The name change was approved yesterday by the college’s governing body, the Walla Walla College constituency. The group is comprised of 256 delegates representing the Seventh-day Adventist Church in the Pacific Northwest and Alaska.

“Our liberal arts core and our commitment to personalized education will remain strong, however we are adopting a university name to more accurately describe our institution,” says WWC President John McVay. “We believe a university name will place our school in a stronger position to clearly communicate who we are,” he says.

Walla Walla College has been officially recognized as a university for more than ten years by the Carnegie Foundation’s Basic Classification System, which provides guidelines for naming higher education institutions. Classifications are based on programs and students graduating with master’s degrees. 
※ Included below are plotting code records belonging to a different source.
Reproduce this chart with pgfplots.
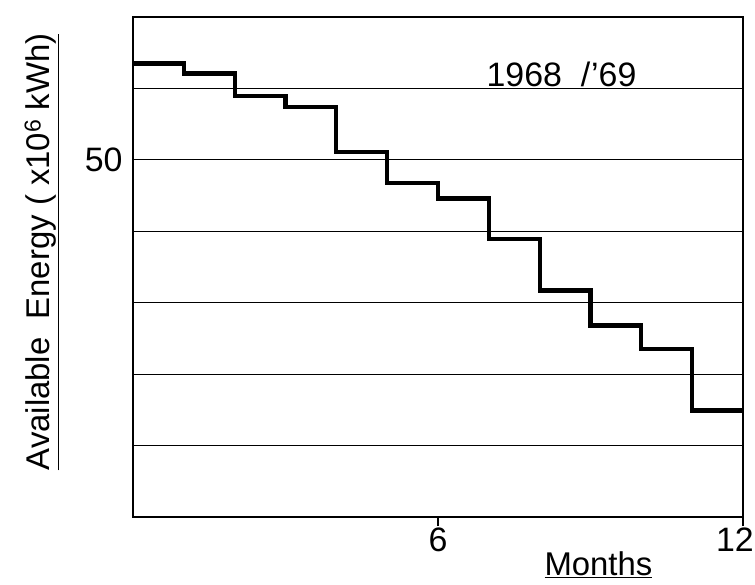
\documentclass[border=0pt]{standalone}
\usepackage{pgfplots}
\pgfplotsset{compat=1.18}
\usepackage{fontspec}
\setmainfont{Liberation Sans}
\newcommand{\bigf}{\fontsize{33}{35}\selectfont}
\begin{document}
\begin{tikzpicture}
\useasboundingbox (-133bp,-68bp) rectangle (622bp,517bp);
\begin{axis}[
  width=610bp, height=500bp, scale only axis,
  at={(0,0)}, anchor=south west,
  xmin=0, xmax=12, ymin=0, ymax=70,
  axis line style={line width=3pt, black},
  xtick={6,12}, ytick={10,20,30,40,50,60},
  xticklabels={6,{\hspace*{-16bp}12}},
  yticklabels={,,,,50,},
  xtick pos=bottom, ytick pos=left,
  tick align=outside, major tick length=9bp,
  xtick style={black, line width=2.2pt},
  ytick style={draw=none},
  ymajorgrids, grid style={line width=1pt, black},
  ticklabel style={font=\fontsize{34}{34}\selectfont},
  /pgf/number format/assume math mode=true,
  yticklabel style={xshift=2bp},
  xticklabel style={yshift=2bp},
  xlabel={\underline{Months}},
  xlabel style={font=\fontsize{33}{35}\selectfont, at={(axis description cs:0.763,-0.096)}, anchor=center},
  ylabel={\underline{Available\ \ Energy ( x10\textsuperscript{6} kWh)}},
  ylabel style={font=\bigf, at={(axis description cs:-0.15,0.53)}, anchor=center},
  clip=false,
]
\addplot[const plot, line width=4.2pt, black] coordinates {
  (0,63.5) (1,62.1) (2,58.9) (3,57.4) (4,51.1) (5,46.8)
  (6,44.6) (7,38.9) (8,31.7) (9,26.8) (10,23.5) (11,14.9) (12,14.9)
};
\node[font=\fontsize{34}{36}\selectfont, anchor=base] at (axis cs:8.43,60.3) {1968\ \ /\kern1pt'69};
\end{axis}
\end{tikzpicture}
\end{document}
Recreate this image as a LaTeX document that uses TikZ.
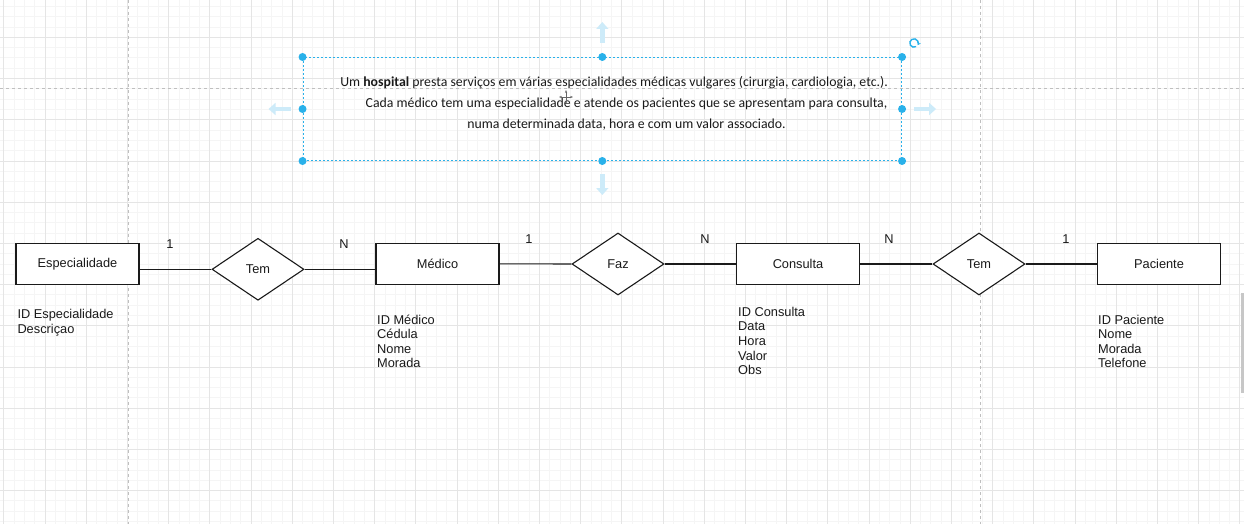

Approximately one-third of WWC’s graduates each year receive master’s degrees, according to Ginger-Ketting Weller, vice president for academic administration. “Most students are involved in professional programs, typical of many universities,” she says.

Other factors contributing to a name change include positioning the school more accurately in relation to similar institutions and communicating clearly with international students who associate “college” with a secondary school.

As part of the transition, the phrase “Seventh-day Adventist Higher Education” will also be used as a descriptor to the university name to identify the school’s connection to the Seventh-day Adventist Church. “Our name may be changing, but, as always, our education will continue to be rooted in Seventh-day Adventist faith and tradition,” McVay says.

The decision by the WWC constituency follows a recommendation by the college’s board of trustees to adopt a university name. The name change was approved by 83 percent of the delegates.

The date the new name becomes official will be decided at a later date by the college’s board of trustees.